Monday, April 16, 2007

Orion

So I'm not the only person who maintains some odd cross-state-of-matter relationship with Orion, even if we take different things away from our conversations in the dark. Chris Clarke, missing Zeke, resents Orion for still having Canis Major at his side. I glance up on my way back in from the recycling bin, notice he's still chasing that damn bull from horizon to horizon, and wish him better luck tonight.

Years ago, when things were more or less falling apart, the early-morning walks with the dog managed to carve out precious little tunnels in time and space where I could find stillness and solitude despite being outside in a semi-suburban neighborhood. In the late fall and winter, Tucson is pitch dark at five in the morning, quiet and mostly asleep, giving me sole claim to the streets I trundled down with the dog. No streetlights in the old neighborhood, and the porch lights were mostly shaded, creating the illusion of walking in a low-visibility bubble surrounded by blackness. It made for brilliant stargazing. Our cadence was softly measured by the clicking of the dog's nails on the asphalt and the puffs of her breath fogging in the cold air, both only occasionally drowned out by the tires and headlights of a passing car.

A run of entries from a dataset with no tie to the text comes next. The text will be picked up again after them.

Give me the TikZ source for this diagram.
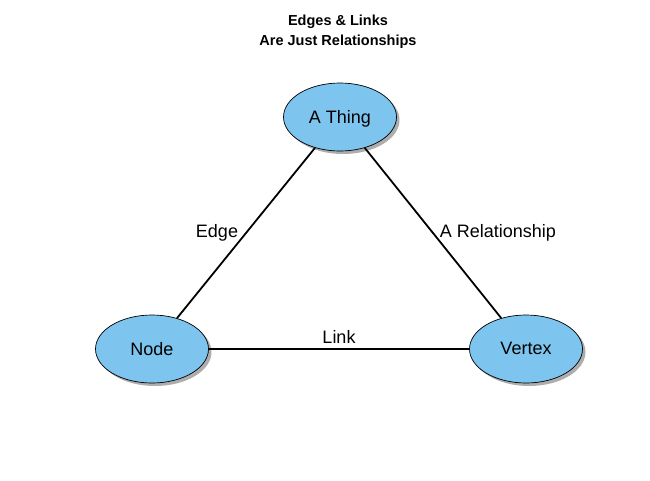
\documentclass[tikz,border=0pt]{standalone}
\usepackage{fontspec}
\setmainfont{Liberation Sans}
\usepackage{tikz}
\usetikzlibrary{shapes.geometric,shadows}
\definecolor{thingblue}{RGB}{125,197,238}

\begin{document}
\begin{tikzpicture}[x=1pt,y=-1pt]
  \tikzset{thingnode/.style={ellipse,draw=black,line width=0.7pt,fill=thingblue,minimum width=113pt,minimum height=68pt,inner sep=0pt,text depth=1pt,font=\fontsize{18}{20}\selectfont,drop shadow={shadow xshift=3pt,shadow yshift=-3pt,fill=black!40,opacity=0.8}}}
  \tikzset{thingedge/.style={draw=black,line width=1.8pt}}
  \tikzset{edgelabel/.style={font=\fontsize{18}{20}\selectfont,inner sep=1pt,text=black}}
  \useasboundingbox (0,0) rectangle (650,480);
  \node[font=\bfseries\fontsize{14.5}{20}\selectfont,align=center] (title) at (338,32) {Edges \& Links\\Are Just Relationships};
  \node[thingnode] (thing) at (340,117) {A Thing};
  \node[thingnode] (node) at (152,349) {Node};
  \node[thingnode] (vertex) at (526,349) {Vertex};
  \draw[thingedge] (thing) -- (node);
  \node[edgelabel] (edge) at (217,233) {Edge};
  \draw[thingedge] (thing) -- (vertex);
  \node[edgelabel] (rel) at (498,233) {A Relationship};
  \draw[thingedge] (node) -- (vertex);
  \node[edgelabel] (link) at (339,337) {Link};
\end{tikzpicture}
\end{document}
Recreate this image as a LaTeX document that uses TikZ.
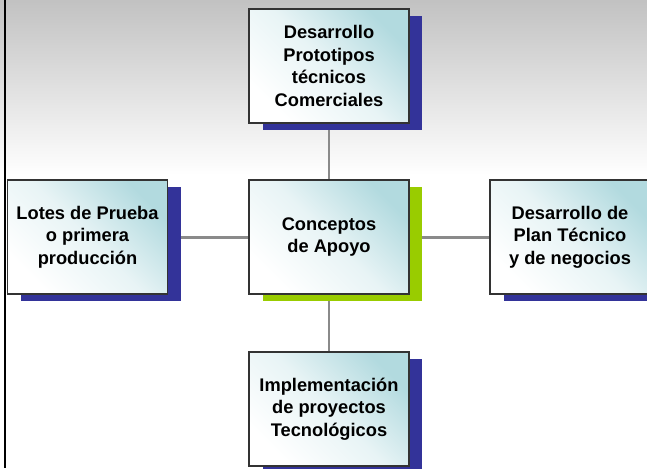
\documentclass[tikz,border=0pt]{standalone}
\usepackage{fontspec}
\setmainfont{Liberation Sans}
\usetikzlibrary{shadows,backgrounds}
\definecolor{navyshade}{HTML}{333399}
\definecolor{limeshade}{HTML}{99CC00}
\definecolor{tealtint}{HTML}{B2DADF}
\definecolor{linkgray}{HTML}{8A8A8A}

\begin{document}
\begin{tikzpicture}[x=0.02cm,y=-0.02cm,
    concept/.style={draw=black!80,line width=0.6pt,
        minimum width=3.2cm,minimum height=2.28cm,align=center,
        top color=tealtint,bottom color=white,shading angle=-45,
        middle color=tealtint!30!white,
        font=\fontsize{10.4}{12.8}\selectfont\bfseries,
        general shadow={fill=#1,shadow xshift=0.27cm,shadow yshift=-0.14cm}},
    concept/.default=navyshade,
    link/.style={linkgray,line width=1.7pt}]
    \useasboundingbox (0,0) rectangle (647,468);

    \node[concept=limeshade] (core) at (329,237) {Conceptos\\de Apoyo};
    \node[concept] (devel) at (329,66) {Desarrollo\\Prototipos\\técnicos\\Comerciales};
    \node[concept] (lotes) at (87.5,237) {Lotes de Prueba\\o primera\\producción};
    \node[concept] (plan) at (570,237) {Desarrollo de\\Plan Técnico\\y de negocios};
    \node[concept] (impl) at (329,409) {Implementación\\de proyectos\\Tecnológicos};

    \begin{scope}[on background layer]
        \shade[top color=black!24,bottom color=white] (0,0) rectangle (647,175);
        \draw[line width=1.7pt] (5,0) -- (5,468);
        \draw[link] (devel) -- (core);
        \draw[link] (core) -- (impl);
        \draw[link] (lotes) -- (core);
        \draw[link] (core) -- (plan);
    \end{scope}
\end{tikzpicture}
\end{document}
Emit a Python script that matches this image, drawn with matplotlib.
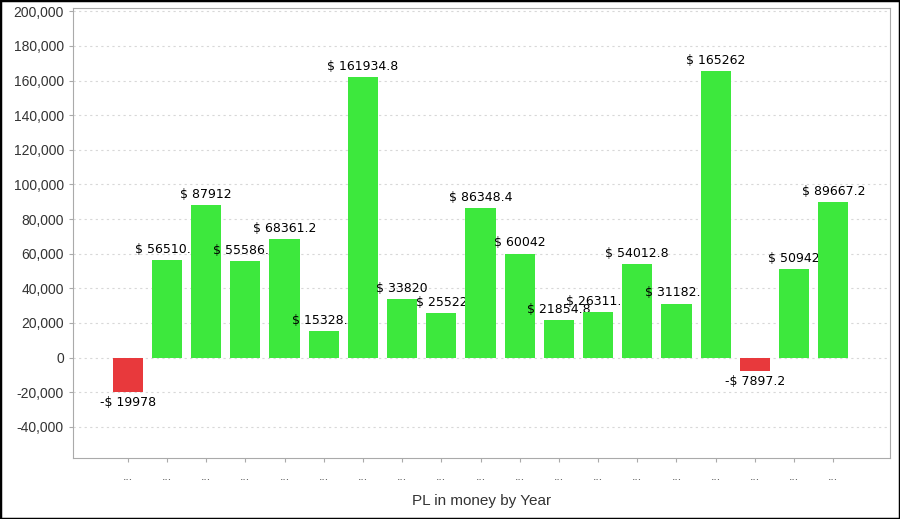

I walked under the constellations, pondering both a disintegrating marriage and the unanswered questions about myself that served as a solvent, and looked up at Orion caught between Taurus and Lepus and felt some solidarity with him on his futile nightly quest. Wondered what kept him from deciding the rabbit right at his feet wasn't enough, what kept him in pursuit of the handful of stars perpetually flying just beyond his grasp.

It's no more nutty, I guess, to have a group of stars as your confessor than to pray to an invisible god. At least I could see Orion, and as I never expected him to do anything about my stuff, I was never left disappointed. He was a handy sounding board in the cold and the dark. Tiny lights in the black sky impassively watching and going on their way as I hunched my shoulders and, turning the dog, trudged back towards home.

1 comment:

Kate said...

Hi Boltgirl - Orion is my confessor, too. Just thought I'd let you know someone was listening. I found you in a random shuffle one day and tune in regularly ever since.